Berners-Lee is working with a coalition of public and private organisations that includes Google, Facebook, and Microsoft, to increase accessibility to the Internet, particularly in developing countries, based on his belief that the invention should be for everyone’s use. He is using the Web’s 25th anniversary to champion the Internet bill of rights, to ensure greater privacy for users.

“If a company can control your access to the Internet,” Berners-Lee added at the ‘Web We Want’ festival on the future of the Internet in London, “if they can control which websites you go to, then they have tremendous control over your life. If a government can block you going to, for example, the opposition’s political pages, then they can give you a blinkered view of reality to keep themselves in power.”

Only a few days ago, precisely on December 11, 2014, during the public release of the 2014-15 edition of the annual Web Index, which measures the World Wide Web’s contribution to social, economic and political progress in countries, he restated his call for the ‎Internet to be recognised as a basic ‎human right.
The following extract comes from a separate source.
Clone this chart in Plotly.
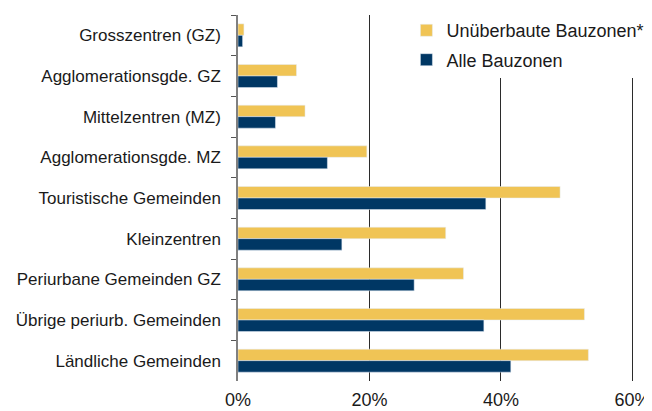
import plotly.graph_objects as go

# Gemeindetypen, top to bottom
categories = [
    "Grosszentren (GZ)",
    "Agglomerationsgde. GZ",
    "Mittelzentren (MZ)",
    "Agglomerationsgde. MZ",
    "Touristische Gemeinden",
    "Kleinzentren",
    "Periurbane Gemeinden GZ",
    "Übrige periurb. Gemeinden",
    "Ländliche Gemeinden",
]

# shares in percent
unueberbaut = [0.9, 8.9, 10.2, 19.6, 49.0, 31.6, 34.3, 52.7, 53.3]
alle = [0.7, 6.0, 5.7, 13.6, 37.7, 15.8, 26.8, 37.4, 41.5]

x_ticks = [0, 20, 40, 60]
x_tick_labels = ["0%", "20%", "40%", "60%"]

YELLOW = "#F0C455"
BLUE = "#003764"
FONT = "Liberation Sans, Arial, Helvetica, sans-serif"

fig = go.Figure()
fig.add_trace(go.Bar(
    y=categories, x=unueberbaut, orientation="h",
    name="Unüberbaute Bauzonen*", marker_color=YELLOW,
    legendgroup="a",
))
fig.add_trace(go.Bar(
    y=categories, x=alle, orientation="h",
    name="Alle Bauzonen", marker_color=BLUE,
    legendgroup="b",
))

# page body has an 8px margin, so the figure is a bit smaller than the window
fig.update_layout(
    width=644, height=403,
    margin=dict(l=230, r=13, t=7, b=30, autoexpand=False),
    barmode="group", bargap=0.435, bargroupgap=0,
    plot_bgcolor="white", paper_bgcolor="white",
    font=dict(family=FONT, size=17, color="#1a1a1a"),
    legend=dict(
        x=0.42, y=1.008, xanchor="left", yanchor="top",
        bgcolor="white", traceorder="grouped", tracegroupgap=3,
        font=dict(size=18), itemwidth=30,
    ),
    xaxis=dict(
        range=[0, 61], tickvals=x_ticks, ticktext=x_tick_labels,
        showgrid=True, gridcolor="#2b2b2b", gridwidth=1.2,
        zeroline=False, showline=False, ticks="",
        tickfont=dict(size=18), automargin=False, ticklabelstandoff=6,
    ),
    yaxis=dict(
        autorange="reversed", showline=True, linecolor="#808080",
        linewidth=1.5, ticks="outside", tickson="boundaries",
        ticklen=5, tickcolor="#555555", tickwidth=1.2,
        showgrid=False, ticklabelstandoff=12, automargin=False,
    ),
)

fig.write_html("out.html")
He currently holds the position of professor of engineering, Massachusetts Institute of Technology; professor of Web and Internet Science, University of Southampton, United Kingdom; and founder and director of World Wide Web Consortium (W3C), a body that develops guidelines for the development of the Internet. In addition, he is founder and director of World Wide Web Foundation, which seeks to make the Web affordable and accessible.

For his pioneering work on the Web, Berners-Lee was knighted by Queen Elizabeth II in 2004. At the opening ceremony of the 2012 Summer Olympics in London, he was given due recognition as the ‘Inventor of the World Wide Web.’

Berners-Lee, who is 59 years old, is married with two children.